Lake in the Mid West of Western Australia

Lake Thetis is a saline coastal lake in the Mid West region of Western Australia. The lake is situated east of the small town Cervantes, 2 km inland from the Indian Ocean, on a Quaternary limestone pavement.

The lake is part of Nambung National Park.

== Stromatolites, algal mats and fauna ==
The lake is one of only a few places in the world with living marine stromatolites. The Lake Thetis stromatolites exhibit unusual columnar branching. These narrow, closely spaced and almost parallel columns are extremely rare in modern stromatolites.

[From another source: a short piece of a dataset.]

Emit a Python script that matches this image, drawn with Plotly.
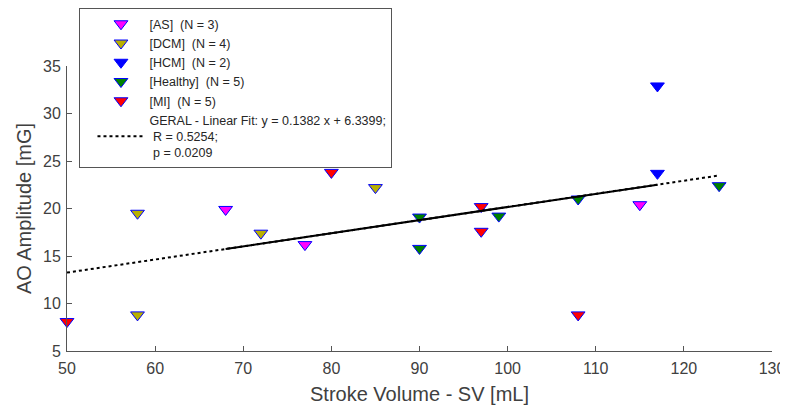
import plotly.graph_objects as go

# ---- data ----
groups = ["[AS]", "[DCM]", "[HCM]", "[Healthy]", "[MI]"]
as_x = [68, 77, 115]
as_y = [19.9, 16.2, 20.4]
dcm_x = [58, 58, 72, 85]
dcm_y = [19.5, 8.8, 17.4, 22.2]
hcm_x = [117, 117]
hcm_y = [32.9, 23.7]
healthy_x = [90, 90, 99, 108, 124]
healthy_y = [19.1, 15.8, 19.2, 21.0, 22.4]
mi_x = [50, 80, 97, 97, 108]
mi_y = [8.1, 23.8, 20.2, 17.6, 8.8]

fit_slope = 0.1382
fit_intercept = 6.3399
fit_r = 0.5254
fit_p = 0.0209
fit_dotted_x = [50, 124]
fit_solid_x = [68, 117]

x_ticks = [50, 60, 70, 80, 90, 100, 110, 120, 130]
y_ticks = [5, 10, 15, 20, 25, 30, 35]

colors = ["#ff00ff", "#b8b000", "#0000ff", "#008000", "#ff0000"]
xs = [as_x, dcm_x, hcm_x, healthy_x, mi_x]
ys = [as_y, dcm_y, hcm_y, healthy_y, mi_y]

FONT = "Liberation Sans, Arial, sans-serif"

fig = go.Figure()

for name, x, y, c in zip(groups, xs, ys, colors):
    fig.add_trace(go.Scatter(
        x=x, y=y, mode="markers",
        name=f"{name}  (N = {len(x)})",
        marker=dict(symbol="triangle-down", size=12, color=c,
                    line=dict(color="#0000ff", width=1)),
        cliponaxis=False,
    ))

fit_label = (f"GERAL - Linear Fit: y = {fit_slope} x + {fit_intercept};<br>"
             f" R = {fit_r};<br> p = {fit_p}")
fig.add_trace(go.Scatter(
    x=fit_dotted_x, y=[fit_slope * v + fit_intercept for v in fit_dotted_x],
    mode="lines", name=fit_label,
    line=dict(color="black", width=2, dash="dot"),
))
fig.add_trace(go.Scatter(
    x=fit_solid_x, y=[fit_slope * v + fit_intercept for v in fit_solid_x],
    mode="lines", showlegend=False,
    line=dict(color="black", width=2),
))

axis_common = dict(
    showgrid=False, zeroline=False, showline=True, linecolor="#555555",
    linewidth=1, ticks="inside", ticklen=5, tickcolor="#555555",
    tickfont=dict(family=FONT, size=16, color="#404040"),
    mirror=False, automargin=False,
)

# the page adds an 8px body margin, so the figure is sized/offset for it
fig.update_layout(
    width=780, height=398,
    margin=dict(l=58.5, r=15.5, t=58, b=55, autoexpand=False),
    plot_bgcolor="white", paper_bgcolor="white",
    font=dict(family=FONT),
    xaxis=dict(range=[50, 130], tickvals=x_ticks, ticklabelstandoff=3,
               title=dict(text="Stroke Volume - SV [mL]",
                          font=dict(family=FONT, size=20, color="#404040"),
                          standoff=10),
               **axis_common),
    yaxis=dict(range=[5, 35], tickvals=y_ticks, ticklabelstandoff=2,
               title=dict(text="AO Amplitude [mG]",
                          font=dict(family=FONT, size=20, color="#404040"),
                          standoff=6),
               **axis_common),
    legend=dict(
        x=0.0177, y=1.203, xanchor="left", yanchor="top",
        bordercolor="#555555", borderwidth=1, bgcolor="white",
        font=dict(family=FONT, size=12.5, color="#262626"),
        indentation=12, itemwidth=47, valign="middle",
        tracegroupgap=0,
    ),
    showlegend=True,
)

fig.write_html("out.html")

Alongside the stromatolites, a diverse array of benthic microbial communities, such as algal mats, inhabit various layers of the lake. Some of these algal mats are associated with the stromatolites while most confine themselves to a particular area such as the high foreshore areas, splash zone or the central basin of the lake.

The lake water is alkaline and nutrient poor but provides an ideal environment for bottom dwelling microbial communities. The lake contains some small fish, amphipods and a few crustacean species adapted to living in highly saline environments.

The stromatolite community is threatened by nutrient enrichment and physical crushing. An interim recovery plan is currently being written which will provide direction to further protect this extremely valuable community for future generations.

== Recent development ==
In March 2008, a new entry road and car park, as well as walkways on the shore of the lake were constructed. There is also a 1.5 km walk trail around the lake. Additionally, a disused rubbish pit on the northern side of the lake is being rehabilitated and this has eliminated threats associated with rubbish disposal.